What you will do:
Every line below should be copied exactly; drop the pictures.

Data lines:
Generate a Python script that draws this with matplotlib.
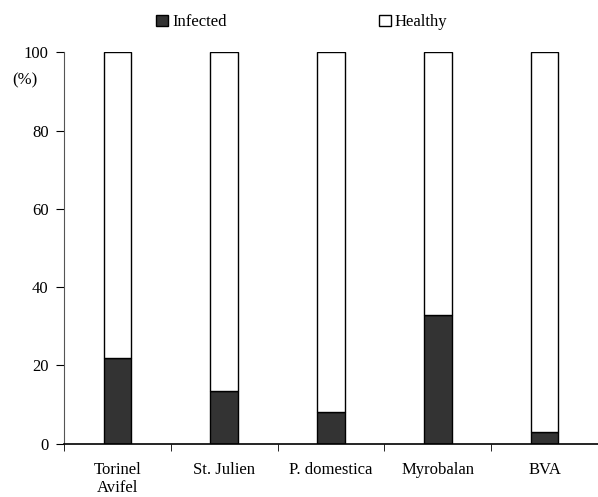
import matplotlib.pyplot as plt
import matplotlib.transforms as mtransforms
from matplotlib.patches import Patch

# Data
rootstocks = ['Torinel\nAvifel', 'St. Julien', 'P. domestica', 'Myrobalan', 'BVA']
infected = [22, 13.5, 8, 33, 3]
healthy = [78, 86.5, 92, 67, 97]
yticks = [0, 20, 40, 60, 80, 100]

plt.rcParams['font.family'] = ['Liberation Serif', 'DejaVu Serif']

fig = plt.figure(figsize=(5.98, 4.97), dpi=100)
ax = fig.add_axes([0.107, 0.107, 0.893, 0.788])

x = list(range(len(rootstocks)))
ax.bar(x, infected, width=0.26, color='#333333', edgecolor='black', linewidth=1)
ax.bar(x, healthy, width=0.26, bottom=infected, color='white', edgecolor='black', linewidth=1)

ax.set_xlim(-0.5, len(rootstocks) - 0.5)
ax.set_ylim(0, 100)

# category labels at centers, tick marks between categories
ax.set_xticks(x)
ax.set_xticklabels(rootstocks, fontsize=12, linespacing=1.15)
ax.tick_params(axis='x', which='major', length=0, pad=13)
ax.set_xticks([i - 0.5 for i in range(len(rootstocks) + 1)], minor=True)
ax.tick_params(axis='x', which='minor', length=5, direction='out')

ax.set_yticks(yticks)
ax.set_yticklabels([str(v) for v in yticks], fontsize=12)
ax.tick_params(axis='y', length=6, direction='out', pad=5)

for s in ['top', 'right']:
    ax.spines[s].set_visible(False)
ax.spines['left'].set_color('#555555')
ax.spines['bottom'].set_linewidth(1.2)

trans = mtransforms.blended_transform_factory(ax.transAxes, ax.transData)
ax.text(-0.073, 92.9, '(%)', transform=trans, ha='center', va='center', fontsize=12)

handles = [Patch(facecolor='#333333', edgecolor='black', label='Infected'),
           Patch(facecolor='white', edgecolor='black', label='Healthy')]
fig.legend(handles=handles, loc='center', bbox_to_anchor=(0.505, 0.955), ncol=2,
           frameon=False, fontsize=12, handlelength=0.7, handleheight=0.7,
           handletextpad=0.25, columnspacing=9.15)

fig.savefig('out.png', dpi=100)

Response to the exercise:
Generate a Python script that draws this with matplotlib.
import matplotlib.pyplot as plt
import matplotlib.transforms as mtransforms
from matplotlib.patches import Patch

# Data
rootstocks = ['Torinel\nAvifel', 'St. Julien', 'P. domestica', 'Myrobalan', 'BVA']
infected = [22, 13.5, 8, 33, 3]
healthy = [78, 86.5, 92, 67, 97]
yticks = [0, 20, 40, 60, 80, 100]

plt.rcParams['font.family'] = ['Liberation Serif', 'DejaVu Serif']

fig = plt.figure(figsize=(5.98, 4.97), dpi=100)
ax = fig.add_axes([0.107, 0.107, 0.893, 0.788])

x = list(range(len(rootstocks)))
ax.bar(x, infected, width=0.26, color='#333333', edgecolor='black', linewidth=1)
ax.bar(x, healthy, width=0.26, bottom=infected, color='white', edgecolor='black', linewidth=1)

ax.set_xlim(-0.5, len(rootstocks) - 0.5)
ax.set_ylim(0, 100)

# category labels at centers, tick marks between categories
ax.set_xticks(x)
ax.set_xticklabels(rootstocks, fontsize=12, linespacing=1.15)
ax.tick_params(axis='x', which='major', length=0, pad=13)
ax.set_xticks([i - 0.5 for i in range(len(rootstocks) + 1)], minor=True)
ax.tick_params(axis='x', which='minor', length=5, direction='out')

ax.set_yticks(yticks)
ax.set_yticklabels([str(v) for v in yticks], fontsize=12)
ax.tick_params(axis='y', length=6, direction='out', pad=5)

for s in ['top', 'right']:
    ax.spines[s].set_visible(False)
ax.spines['left'].set_color('#555555')
ax.spines['bottom'].set_linewidth(1.2)

trans = mtransforms.blended_transform_factory(ax.transAxes, ax.transData)
ax.text(-0.073, 92.9, '(%)', transform=trans, ha='center', va='center', fontsize=12)

handles = [Patch(facecolor='#333333', edgecolor='black', label='Infected'),
           Patch(facecolor='white', edgecolor='black', label='Healthy')]
fig.legend(handles=handles, loc='center', bbox_to_anchor=(0.505, 0.955), ncol=2,
           frameon=False, fontsize=12, handlelength=0.7, handleheight=0.7,
           handletextpad=0.25, columnspacing=9.15)

fig.savefig('out.png', dpi=100)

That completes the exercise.